The effects shown support my vies, not yours.
Wrong, it DOES matter when an object is sent back. If you're idea is correct, the moment an object or person is sent back and alters history, everything from that point on is changed. Which means, there is NEVER a time to send anyone or anything after the first time traveler and stop them. Whoever sends the first wins automatically. The only way for you to be able to send anyone or anything after the first time traveler, is if the change isn't instantaneous, and the only way that can happen, is through quantum physics.
I just dont see time in the Terminator universe being that way inclined. Both the T-1000 and T-800 are sent back to point X in the past, when there they do what they do and the T-800 keeps Connor alive. By being kept alive, connor knows that a T-800 is sent back in time to keep him safe, and he can repeat that in the future. So, so as long as Connor, (or anyone for that matter) actually does send the T-800 back in time to point X, then time will continue as it did. that is why it matters not when the T-800 is sent back, the only thing that matters is that it is sent back, as the key events in this loop are in the past (from the people who send the robots back pov).

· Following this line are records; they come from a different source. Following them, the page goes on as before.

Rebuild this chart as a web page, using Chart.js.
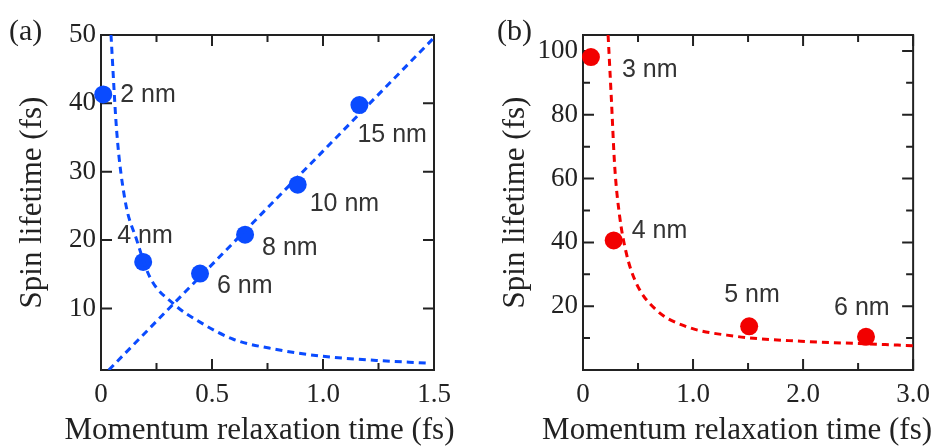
<!DOCTYPE html>
<html><head><meta charset="utf-8">
<script src="https://cdn.jsdelivr.net/npm/chart.js@4/dist/chart.umd.min.js"></script>
<style>
body{margin:0;background:#fff;width:939px;height:446px;position:relative;overflow:hidden}
canvas{position:absolute;top:0}
#ca{left:0}
#cb{left:470px}
</style></head><body>
<canvas id="ca" width="470" height="446"></canvas>
<canvas id="cb" width="469" height="446"></canvas>
<script>
// ---------- Panel (a) data ----------
const aTau = [0.01, 0.19, 0.446, 0.649, 0.886, 1.164];
const aSpin = [41.3, 16.8, 15.1, 20.8, 28.1, 39.75];
const aNames = ['2 nm', '4 nm', '6 nm', '8 nm', '10 nm', '15 nm'];
const aLinTau = [0.035, 1.5];
const aLinSpin = [1.0, 49.6];
const aHypTau = [0.045, 0.071, 0.108, 0.161, 0.22, 0.326, 0.446, 0.596, 0.791, 1.0, 1.24, 1.474];
const aHypSpin = [50, 35.8, 25.9, 20.0, 14.6, 10.7, 8.0, 5.5, 4.0, 3.0, 2.4, 2.0];
const aXTicks = [0, 0.5, 1.0, 1.5];
const aXTickLabels = ['0', '0.5', '1.0', '1.5'];
const aXMinor = [0.25, 0.75, 1.25];
const aYTicks = [10, 20, 30, 40, 50];
const aYTickLabels = ['10', '20', '30', '40', '50'];
const aYMinor = [];

// ---------- Panel (b) data ----------
const bTau = [0.072, 0.279, 1.51, 2.572];
const bSpin = [98.1, 40.6, 13.7, 10.4];
const bNames = ['3 nm', '4 nm', '5 nm', '6 nm'];
const bHypTau = [0.228, 0.258, 0.288, 0.333, 0.393, 0.483, 0.663, 0.932, 1.38, 1.98, 2.58, 3.0];
const bHypSpin = [105, 84.8, 63.9, 48.2, 36.7, 27.3, 18.9, 13.7, 10.6, 9.0, 8.2, 7.6];
const bXTicks = [0, 1.0, 2.0, 3.0];
const bXTickLabels = ['0', '1.0', '2.0', '3.0'];
const bXMinor = [0.5, 1.5, 2.5];
const bYTicks = [20, 40, 60, 80, 100];
const bYTickLabels = ['20', '40', '60', '80', '100'];
const bYMinor = [10, 30, 50, 70, 90];

const xTitle = 'Momentum relaxation time (fs)';
const yTitle = 'Spin lifetime (fs)';

const SERIF = '"Liberation Serif", "DejaVu Serif", serif';
const SANS = '"Liberation Sans", Arial, sans-serif';
const INK = '#222';

function pts(xs, ys) { return xs.map((v, i) => ({x: v, y: ys[i]})); }

function makePlugin(p) {
  return {
    id: 'frame_' + p.tag,
    beforeDatasetsDraw(chart) {
      const ctx = chart.ctx;
      const {left, right, top, bottom} = chart.chartArea;
      const xs = chart.scales.x, ys = chart.scales.y;
      ctx.save();
      ctx.strokeStyle = INK;
      ctx.lineWidth = 2;
      ctx.strokeRect(left, top, right - left, bottom - top);
      const MAJ = 11, MIN = 7;
      ctx.beginPath();
      const vx = (list, len) => list.forEach(v => {
        const px = xs.getPixelForValue(v);
        ctx.moveTo(px, bottom); ctx.lineTo(px, bottom - len);
        ctx.moveTo(px, top); ctx.lineTo(px, top + len);
      });
      const hy = (list, len) => list.forEach(v => {
        const py = ys.getPixelForValue(v);
        ctx.moveTo(left, py); ctx.lineTo(left + len, py);
        ctx.moveTo(right, py); ctx.lineTo(right - len, py);
      });
      vx(p.xTicks, MAJ); vx(p.xMinor, MIN);
      hy(p.yTicks, MAJ); hy(p.yMinor, MIN);
      ctx.stroke();
      // panel letter
      ctx.fillStyle = INK;
      ctx.font = '30px ' + SERIF;
      ctx.textBaseline = 'middle';
      ctx.textAlign = 'left';
      ctx.fillText(p.letter, p.letterX, 32);
      // x-axis title (drawn unsqueezed)
      ctx.font = '31px ' + SERIF;
      ctx.textAlign = 'center';
      ctx.textBaseline = 'alphabetic';
      ctx.fillText(xTitle, (left + right) / 2 + p.xTitleShift, 439);
      ctx.restore();
    },
    afterDatasetsDraw(chart) {
      const ctx = chart.ctx;
      const xs = chart.scales.x, ys = chart.scales.y;
      ctx.save();
      ctx.fillStyle = '#333';
      ctx.font = '25px ' + SANS;
      ctx.textBaseline = 'middle';
      ctx.textAlign = 'left';
      p.names.forEach((n, i) => {
        const px = xs.getPixelForValue(p.tau[i]) + p.offsets[i][0];
        const py = ys.getPixelForValue(p.spin[i]) + p.offsets[i][1];
        ctx.fillText(n, px, py);
      });
      ctx.restore();
    }
  };
}

function makeChart(id, p) {
  return new Chart(document.getElementById(id), {
    type: 'scatter',
    data: {
      datasets: p.datasets
    },
    options: {
      responsive: false,
      animation: false,
      devicePixelRatio: 1,
      layout: {padding: {left: 0, top: 35, right: p.padRight, bottom: 0}},
      plugins: {legend: {display: false}, tooltip: {enabled: false}},
      scales: {
        x: {
          type: 'linear', min: p.xMin, max: p.xMax,
          grid: {display: false, drawTicks: false},
          border: {display: false},
          afterBuildTicks: s => { s.ticks = p.xTicks.map(v => ({value: v})); },
          afterFit: s => { s.height = 76; },
          ticks: {
            color: INK, font: {family: SERIF, size: 27}, padding: 9, maxRotation: 0, autoSkip: false,
            callback: (v) => { const i = p.xTicks.indexOf(v); return i >= 0 ? p.xTickLabels[i] : ''; }
          },
          title: {display: false}
        },
        y: {
          type: 'linear', min: p.yMin, max: p.yMax,
          grid: {display: false, drawTicks: false},
          border: {display: false},
          afterBuildTicks: s => { s.ticks = p.yTicks.map(v => ({value: v})); },
          afterFit: s => { s.width = p.yWidth; },
          ticks: {
            color: INK, font: {family: SERIF, size: 27}, padding: 5, autoSkip: false,
            callback: (v) => { const i = p.yTicks.indexOf(v); return i >= 0 ? p.yTickLabels[i] : ''; }
          },
          title: {display: true, text: yTitle, color: INK,
                  font: {family: SERIF, size: 31, lineHeight: 1.0}, padding: {top: p.yTitlePad, bottom: 0}}
        }
      }
    },
    plugins: [makePlugin(p)]
  });
}

const BLUE = '#0a4bff';
const RED = '#f20000';

makeChart('ca', {
  tag: 'a', letter: '(a)', letterX: 9, xTitleShift: -8,
  padRight: 36, yWidth: 101, yTitlePad: 17,
  xMin: 0, xMax: 1.5, yMin: 1, yMax: 50,
  xTicks: aXTicks, xTickLabels: aXTickLabels, xMinor: aXMinor,
  yTicks: aYTicks, yTickLabels: aYTickLabels, yMinor: aYMinor,
  tau: aTau, spin: aSpin, names: aNames,
  offsets: [[17, 1], [-26, -26], [17, 13], [17, 13], [12, 19], [-2, 30]],
  datasets: [
    {data: pts(aLinTau, aLinSpin), showLine: true, borderColor: BLUE, borderWidth: 3,
     borderDash: [7, 5], pointRadius: 0, fill: false},
    {data: pts(aHypTau, aHypSpin), showLine: true, borderColor: BLUE, borderWidth: 3,
     borderDash: [7, 5], pointRadius: 0, cubicInterpolationMode: 'monotone', fill: false},
    {data: pts(aTau, aSpin), showLine: false, pointRadius: 9, pointBackgroundColor: BLUE,
     pointBorderWidth: 0, borderColor: BLUE, clip: false}
  ]
});

makeChart('cb', {
  tag: 'b', letter: '(b)', letterX: 27, xTitleShift: -11,
  padRight: 22, yWidth: 113, yTitlePad: 30,
  xMin: 0, xMax: 3, yMin: 0, yMax: 105,
  xTicks: bXTicks, xTickLabels: bXTickLabels, xMinor: bXMinor,
  yTicks: bYTicks, yTickLabels: bYTickLabels, yMinor: bYMinor,
  tau: bTau, spin: bSpin, names: bNames,
  offsets: [[31, 13], [18, -9], [-25, -31], [-32, -29]],
  datasets: [
    {data: pts(bHypTau, bHypSpin), showLine: true, borderColor: RED, borderWidth: 3,
     borderDash: [7, 5], pointRadius: 0, cubicInterpolationMode: 'monotone', fill: false},
    {data: pts(bTau, bSpin), showLine: false, pointRadius: 9, pointBackgroundColor: RED,
     pointBorderWidth: 0, borderColor: RED, clip: false}
  ]
});
</script>
</body></html>
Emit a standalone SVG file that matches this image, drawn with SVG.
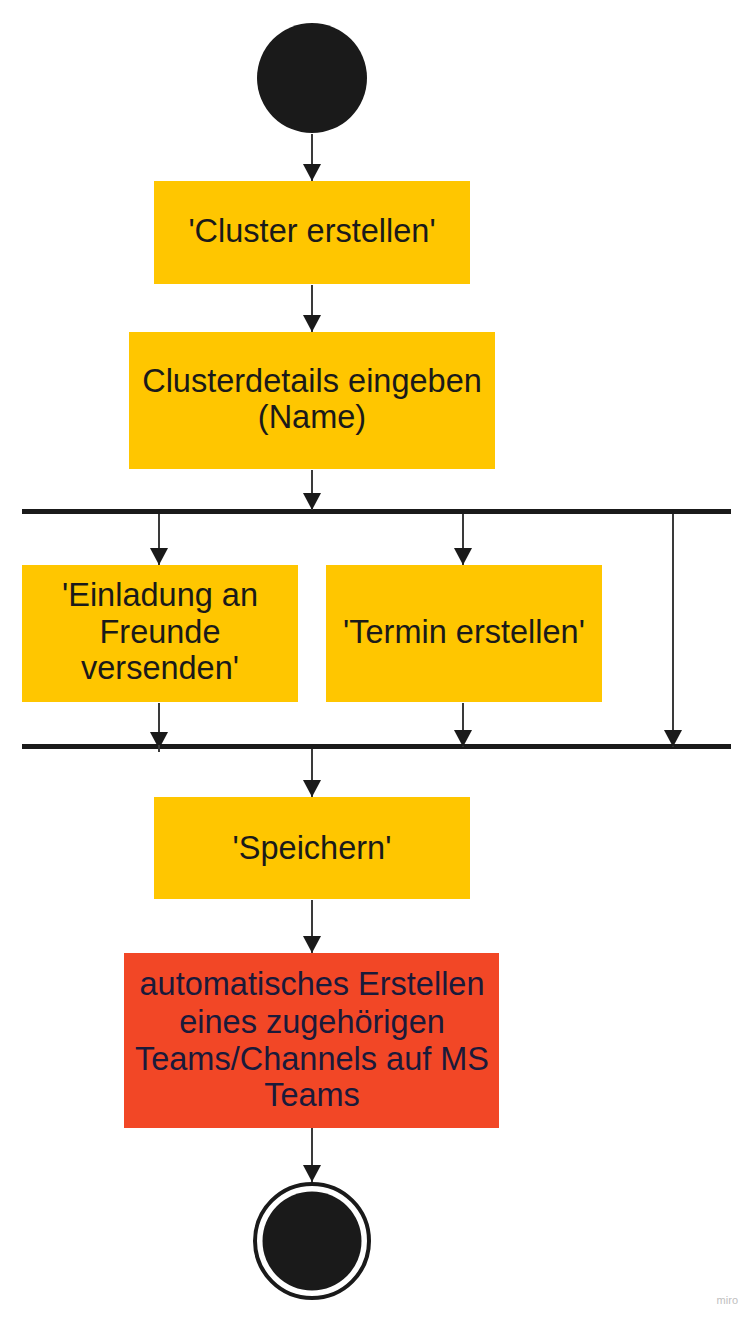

That doesn't make sense. Your view means that you can't change the past. What you sent back, was ALWAYS sent back, and have however much time you take, to sent the next thing back which was ALWAYS sent back. In short, you get a predestination time travel paradox. This works in T1, however, with T2, T3 and the Sara Connor chronicles it is based upon the premise that you CAN change time.
And if you can change time, then the first time traveler changes time, and if you don't take in quantum mechanics, everything is immediately changed, so you can't send anyone or anything after it.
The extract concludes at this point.